Sunday, February 08, 2015

A Call to Cull - Waterfront Homes, That Is.

There's a name for many splendid waterfront homes in Massachusetts.  They're called "severe repetitive loss" properties and critics are beginning to say enough is enough, tear'em down.

The owner of 48 Oceanside Drive had just repaired her $1 million vacation home from a devastating 2013 storm when the Atlantic came crashing through a giant picture window last month. The Jan. 26 blizzard marked at least the 10th time the house has been damaged in four decades — and probably the 10th time it will be rebuilt, in part with taxpayer dollars.

Scituate is the front line in New England’s expensive, losing battle against the sea. The coastal town, with few offshore barriers to curb a storm’s fury, accounts for nearly 40 percent of Massachusetts homes and businesses that are so flood-prone the federal government calls them “severe repetitive loss” properties.

Nearly all of these estimated 150 properties in the town of 18,000 have received at least four payments from the federal flood insurance program over the years, meaning federal taxpayers have helped foot some of the reconstruction bills. Though property owners pay for flood insurance, the program is in the red and relies on billions from the federal government to stay afloat.

And the flood risk is getting worse as sea levels gradually rise. For decades, Boston averaged one or two sea water floods per year, based on the city’s tide gauge, and three floods annually in the 2000s. This decade, Boston is averaging around nine days of flooding a year, according to the National Oceanic and Atmospheric Administration.

What to do, what to do?  A lot of those homeowners are wealthy.  They contribute money to political campaigns and they vote.  I know, let's buy their houses for way more than their flood-prone actual value.

They've got powerful friends in Congress, powerful enough to resist reforming the federal flood insurance programme.  There was a move afoot to raise premiums to cover outlays, to make it self-financing.  After all, anything else would be pure socialism, in this case making the poor cover the repetitive losses of the rich.

Why the rearguard action in Congress?  Because, put on a self-financing basis, the insurance premiums on many waterfront houses would jump to $15,000 a year or more.  That eliminates a lot of potential buyers when it comes time to sell, if you can sell.  And it makes mortgage lenders very, very nervous.  So these rich folks stand to lose a ton of money in property value alone if their flood insurance isn't massively subsidized.

Sooner or later those flood insurance premiums will have to skyrocket so, accepting the inevitable, it's better to bail out now if you can get government to write you a generous cheque.

Your home may be nominally worth millions but, if it gets hammered by storm surge and sea level rise every few years that will only worsen with each passing decade, it's really worth close to nothing.  That will never do.


Toby said...

Government subsidies for vacation homes. That makes sense. Not.

Aside from the rich, this touches on a more universal problem, that of municipal governments allowing construction on flood plains and/or allowing construction of basements below seasonal high water marks.
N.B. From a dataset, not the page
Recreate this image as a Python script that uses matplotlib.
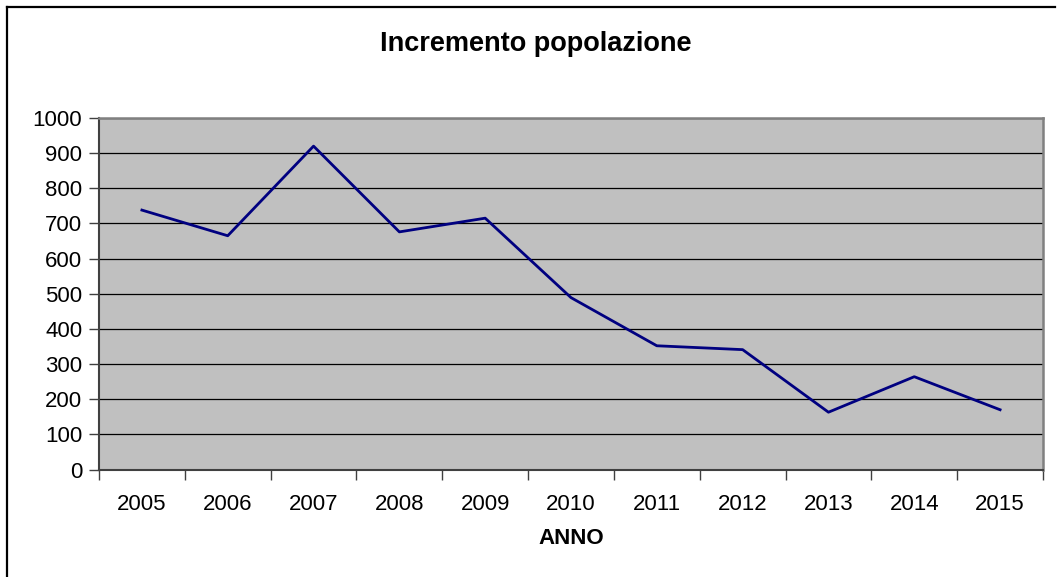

It is important to note that governments allow this. We can blame builders or promoters or acts of God but it is high time governments at all levels treat site location with the same diligence as the electrical code.

What is it about lakes, rivers, streams and oceans that make people stupid? Doesn't a town named High River tell them anything important?

The Mound of Sound said...

It's a growing problem that Canadian governments, at all levels, will have to address, Toby.

In my town we have some low-lying, flood prone areas. I spoke with the city engineer who said there are now properties where no future building permits will be issued. Not so much as a new garden shed will be allowed.

Sea level rise should be the provincial government's remit but they've run from it, leaving the whole thing to the municipal level. That means there's no coherent strategy, no uniform policies for coastal towns and cities. Every place for itself as far as Victoria is concerned.

Then again with so much ridiculously costly waterfront property in the Lower Mainland I can see why someone like Christy Clark would treat the whole thing as a hot potato.

Anonymous said...

In my town we have some low-lying, flood prone areas. I spoke with the city engineer who said there are now properties where no future building permits will be issued. Not so much as a new garden shed will be allowed.

This is good news; the penny has dropped.
I think that a municipality that allows building in a flood plain or avalanche area are liable as long as they collect taxes!!
More fool the taxpayer that allows such practices.

The Mound of Sound said...

This is the start, Anon, of a retreat from the sea that will pick up steadily, especially in the U.S. Although Canada has far more coastline, a lot of it is sparsely inhabited. Still in the populated estuaries, like the Lower Mainland of Greater Vancouver, we'll feel the hit eventually.